A bit of additional perspective…
Internet behavior:
Back in the 1990’s, as the internet became more widely used and WWW was just emerging, I got a copy of perhaps the first such book on, if I recall, “The Psychology of the Internet”. The basic point that stuck in my mind was that the cover of remoteness and anonymity seems to empower behavior from dark psychological recesses of the human mind. And too neuro-science about how multiple, even hundreds of mental but sub- or pre-conscious processes are running constantly in the human brain/psyche. Social-cultural conditioning (parental training, further levels of education) functions to channel and mitigate, moderate what gets expressed overtly. Minus the context of face-to-face encounter and “manners,” precepts if you will, that restrain in personal contact, then all manner of other behaviors find freer rein.
and dhamma:
Vstakan
2017-03-02 23:32:17 UTC #4
Yeah, the stories about the Buddha converting fierce Yakkhas into the ascetic and contemplative life acquire new significance with the modern increase in online communication.
Then there’s the idea, found in some interpretations of the Sutta-s, that all the various devas and demons ( or whatever on the lower and higher levels) can be understood as representations of those darker corners, processes that live in the individual (but im- or trans-personal) human psyche. And, as Vstakan mentions, those demonic types can have positive roles.
and historical parallels:
Just a couple of weeks ago, Elaine Pagels (professor / writer on religious cultural history) gave a talk nearby at Stanford, on “Satan – How a fictional being still shadows our views of gender, race, and politics”, reviewing and updating issues in her book “The Origin of Satan” (1995). It turns out that in early Hebrew writings, some angels (“messengers”) had negative as well as positive roles, e.g. would be dispatched by God to test or punish people, as in the case of Job.
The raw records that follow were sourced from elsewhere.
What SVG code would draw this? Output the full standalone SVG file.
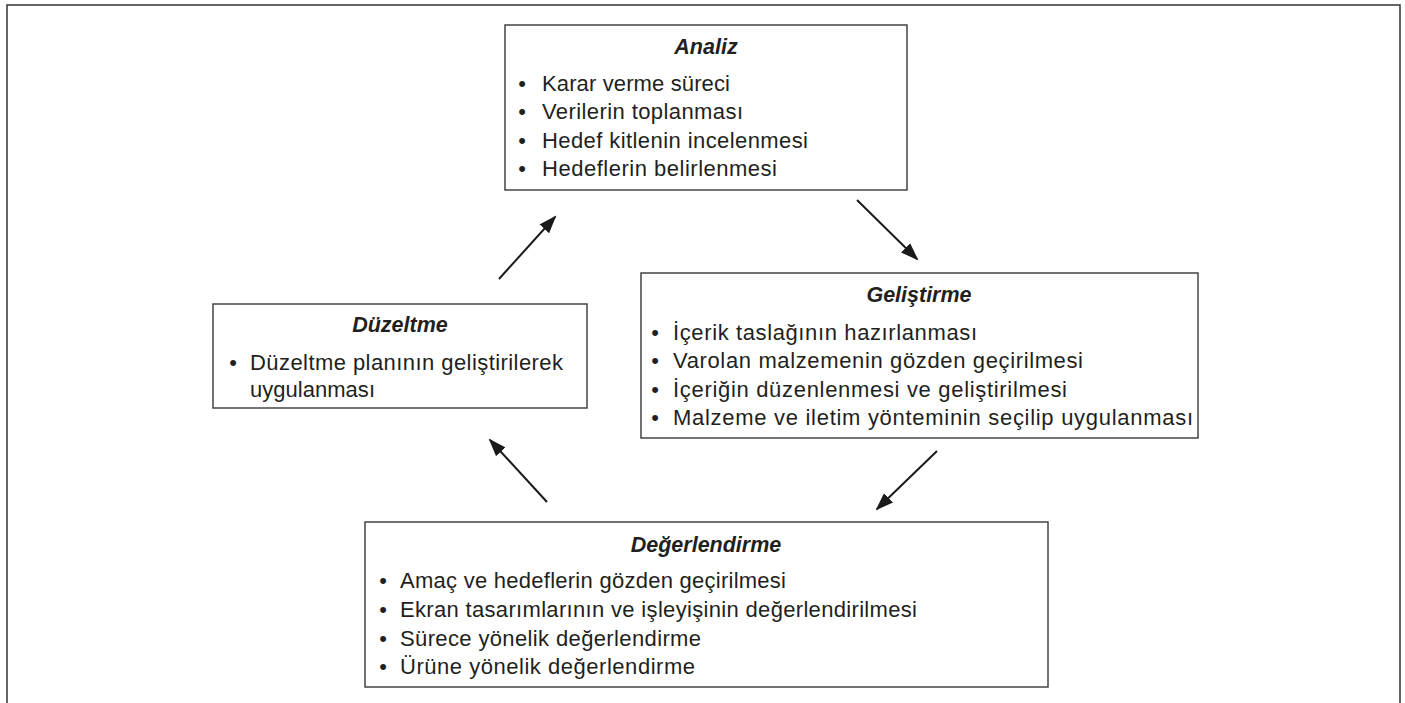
<svg xmlns="http://www.w3.org/2000/svg" width="1405" height="703" viewBox="0 0 1405 703">
  <style>
    .frame { fill: none; stroke: #333; stroke-width: 1.5; }
    .box { fill: #fff; stroke: #444; stroke-width: 1.5; }
    .title { font-family: "Liberation Sans", Arial, sans-serif; font-size: 21.5px; font-weight: bold; font-style: italic; fill: #231f20; text-anchor: middle; }
    .item { font-family: "Liberation Sans", Arial, sans-serif; font-size: 22px; fill: #231f20; }
    .bul { font-family: "Liberation Sans", Arial, sans-serif; font-size: 22px; fill: #231f20; text-anchor: middle; }
    .conn { stroke: #1a1a1a; stroke-width: 2; fill: none; marker-end: url(#arrow); }
  </style>
  <defs>
    <marker id="arrow" markerUnits="userSpaceOnUse" markerWidth="20" markerHeight="14" refX="16" refY="6.5" orient="auto">
      <path d="M0,0 L18,6.5 L0,13 Z" fill="#1a1a1a"/>
    </marker>
  </defs>
  <rect x="0" y="0" width="1405" height="703" fill="#fff"/>
  <path class="frame" d="M7,703 V5 H1400 V703"/>

  <g id="connectors">
    <line class="conn" x1="857" y1="200" x2="917" y2="259"/>
    <line class="conn" x1="937" y1="451" x2="877" y2="509"/>
    <line class="conn" x1="547" y1="502" x2="490" y2="440"/>
    <line class="conn" x1="499" y1="279" x2="555" y2="217"/>
  </g>

  <g id="analiz">
    <rect class="box" x="505" y="25" width="402" height="165"/>
    <text class="title" x="706" y="54">Analiz</text>
    <text class="bul" x="522" y="91">•</text>
    <text class="item" x="542" y="91" textLength="188" lengthAdjust="spacing">Karar verme süreci</text>
    <text class="bul" x="522" y="119">•</text>
    <text class="item" x="542" y="119" textLength="201" lengthAdjust="spacing">Verilerin toplanması</text>
    <text class="bul" x="522" y="148">•</text>
    <text class="item" x="542" y="148" textLength="266" lengthAdjust="spacing">Hedef kitlenin incelenmesi</text>
    <text class="bul" x="522" y="176">•</text>
    <text class="item" x="542" y="176" textLength="235" lengthAdjust="spacing">Hedeflerin belirlenmesi</text>
  </g>

  <g id="gelistirme">
    <rect class="box" x="641" y="273" width="557" height="165"/>
    <text class="title" x="919" y="302">Geliştirme</text>
    <text class="bul" x="655" y="340">•</text>
    <text class="item" x="673" y="340" textLength="304" lengthAdjust="spacing">İçerik taslağının hazırlanması</text>
    <text class="bul" x="655" y="368">•</text>
    <text class="item" x="673" y="368" textLength="410" lengthAdjust="spacing">Varolan malzemenin gözden geçirilmesi</text>
    <text class="bul" x="655" y="397">•</text>
    <text class="item" x="673" y="397" textLength="394" lengthAdjust="spacing">İçeriğin düzenlenmesi ve geliştirilmesi</text>
    <text class="bul" x="655" y="425">•</text>
    <text class="item" x="673" y="425" textLength="520" lengthAdjust="spacing">Malzeme ve iletim yönteminin seçilip uygulanması</text>
  </g>

  <g id="duzeltme">
    <rect class="box" x="213" y="304" width="374" height="104"/>
    <text class="title" x="400" y="332">Düzeltme</text>
    <text class="bul" x="233" y="370">•</text>
    <text class="item" x="250" y="370" textLength="313" lengthAdjust="spacing">Düzeltme planının geliştirilerek</text>
    <text class="item" x="250" y="397" textLength="125" lengthAdjust="spacing">uygulanması</text>
  </g>

  <g id="degerlendirme">
    <rect class="box" x="365" y="522" width="683" height="165"/>
    <text class="title" x="706" y="552">Değerlendirme</text>
    <text class="bul" x="383" y="588">•</text>
    <text class="item" x="400" y="588" textLength="386" lengthAdjust="spacing">Amaç ve hedeflerin gözden geçirilmesi</text>
    <text class="bul" x="383" y="617">•</text>
    <text class="item" x="400" y="617" textLength="517" lengthAdjust="spacing">Ekran tasarımlarının ve işleyişinin değerlendirilmesi</text>
    <text class="bul" x="383" y="646">•</text>
    <text class="item" x="400" y="646" textLength="301" lengthAdjust="spacing">Sürece yönelik değerlendirme</text>
    <text class="bul" x="383" y="674">•</text>
    <text class="item" x="400" y="674" textLength="295" lengthAdjust="spacing">Ürüne yönelik değerlendirme</text>
  </g>
</svg>
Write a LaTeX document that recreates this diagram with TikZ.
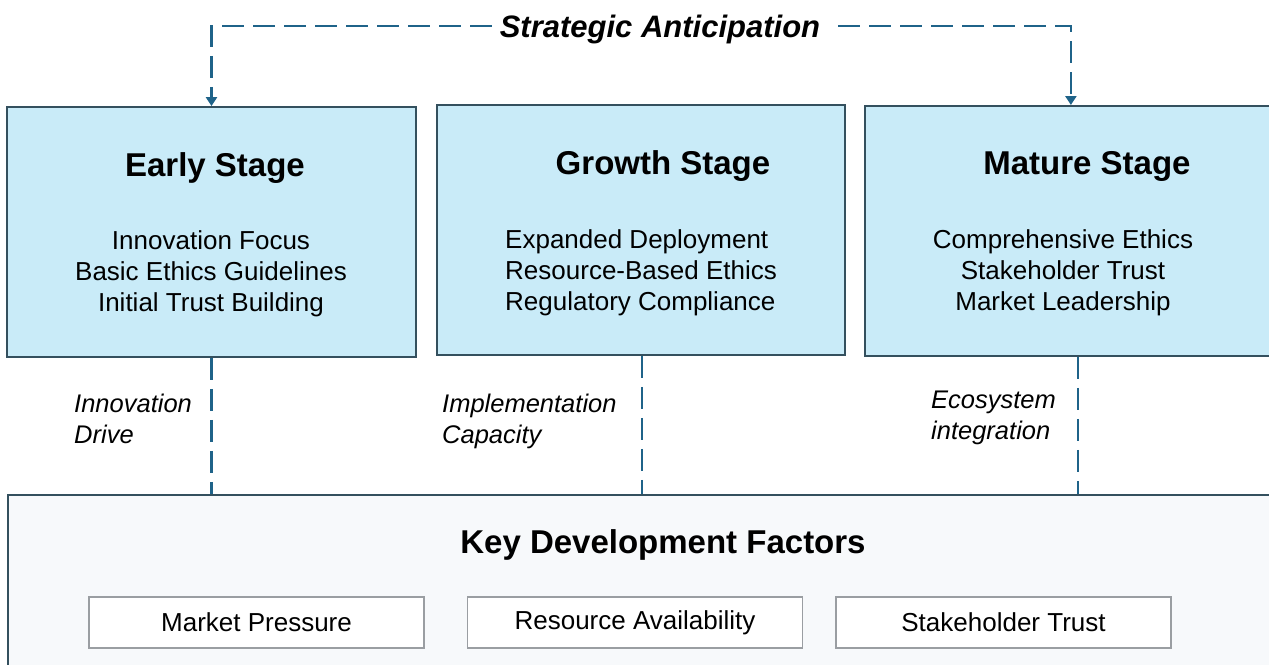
\documentclass[tikz,border=0pt]{standalone}
\usepackage{fontspec}
\setmainfont{Liberation Sans}
\usetikzlibrary{arrows.meta}
\definecolor{stagefill}{HTML}{C9EBF8}
\definecolor{stageline}{HTML}{34505E}
\definecolor{dashcol}{HTML}{1F6389}
\definecolor{basefill}{HTML}{F7F9FB}
\definecolor{factline}{HTML}{9A9EA2}
\begin{document}
\begin{tikzpicture}[x=1pt,y=-1pt,
  stagebox/.style={draw=stageline,fill=stagefill,line width=1.8pt,minimum width=#1,minimum height=250pt,inner sep=0pt,anchor=center},
  basebox/.style={draw=stageline,fill=basefill,line width=1.8pt,inner sep=0pt},
  factbox/.style={draw=factline,fill=white,line width=1.2pt,minimum width=335pt,minimum height=51pt,inner sep=0pt,font=\fontsize{26}{31}\selectfont},
  stitle/.style={font=\bfseries\fontsize{33}{38}\selectfont,inner sep=0pt},
  sbody/.style={font=\fontsize{26}{31}\selectfont,align=#1,inner sep=0pt},
  dlabel/.style={font=\itshape\fontsize{25.5}{31}\selectfont,align=left,inner sep=0pt,anchor=west},
  dashline/.style={draw=dashcol,line width=2.8pt,dash pattern=on 22pt off 9pt},
  arrowtip/.style={-{Triangle[width=11pt,length=9pt]}}
]
\useasboundingbox (0,0) rectangle (1269,664);
% bottom base box
\node[basebox,minimum width=1270pt,minimum height=180pt,anchor=north west] (base) at (7,494) {};
% stage boxes
\node[stagebox=409pt] (early) at (211.5,232) {};
\node[stagebox=408pt] (growth) at (641,230) {};
\node[stagebox=410pt,anchor=north west] (mature) at (864,105) {};
% titles
\node[stitle] (et) at (215,168) {Early Stage};
\node[stitle] (gt) at (663,166) {Growth Stage};
\node[stitle] (mt) at (1087,166) {Mature Stage};
% bodies
\node[sbody=center] (eb) at (211,274) {Innovation Focus\\Basic Ethics Guidelines\\Initial Trust Building};
\node[sbody=left,anchor=west] (gb) at (505,273) {Expanded Deployment\\Resource-Based Ethics\\Regulatory Compliance};
\node[sbody=center] (mb) at (1063,273) {Comprehensive Ethics\\Stakeholder Trust\\Market Leadership};
% connectors to base
\draw[dashline] (early.south) -- (early.south |- base.north);
\draw[dashline] ([xshift=1pt]growth.south) -- ([xshift=1pt]growth.south |- base.north);
\draw[dashline] ([xshift=8pt]mature.south) -- ([xshift=8pt]mature.south |- base.north);
% connector labels
\node[dlabel] (l1) at (74,419) {Innovation\\Drive};
\node[dlabel] (l2) at (442,421) {Implementation\\Capacity};
\node[dlabel] (l3) at (931,418) {Ecosystem\\integration};
% strategic anticipation
\node[font=\bfseries\itshape\fontsize{31}{36}\selectfont,inner sep=8pt] (sa) at (660,29) {Strategic Anticipation};
\draw[dashline,arrowtip] ([yshift=3pt]sa.west) -| (early.north);
\draw[dashline,arrowtip] ([xshift=10pt,yshift=3pt]sa.east) -| ([xshift=1pt]mature.north);
% base title and factors
\node[stitle] (kt) at (663,545) {Key Development Factors};
\node[factbox] (f1) at (256.5,622.5) {Market Pressure};
\node[factbox] (f2) at (635,622.5) {Resource Availability};
\node[factbox] (f3) at (1003.5,622.5) {Stakeholder Trust};
\end{tikzpicture}
\end{document}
Over time, and especially as eventually taken-up and developed in the other Abrahamic religions, Satan became more separate, totally evil, dualistic antagonist to God/goodness. She also noted a distinction between those who demonize their doctrinal or other opponents, and leaders like Ghandhi and Martin Luther King who avoided identifying persons with evil abstractions.
Similarly in Chinese and Tibetan art – demonic appearing characters having a beneficial place in the cosmos. Several years ago at an exhibit of Taoist art (across 2+ millennia) in San Francisco, I was struck by medieval depictions of groups of 4 or 5 “noble” traditional mythic figures together, e.g. often LaoTze, the Yellow Emperor, Confucius the Buddha, etc.,AND often including a character with bulging eyes, darker complexion, long fangs, and armed to the teeth, so to speak – s/t king and controller of the demonic hordes, keeping them in line;
or also as sort of general or “Minister of Defense”.
DKervick
2017-03-03 14:56:52 UTC #16
I personally think the word “troll” is overused.
Another term used in this context is “sock puppet”, as in an avatar or persona used to cause trouble without identifying oneself.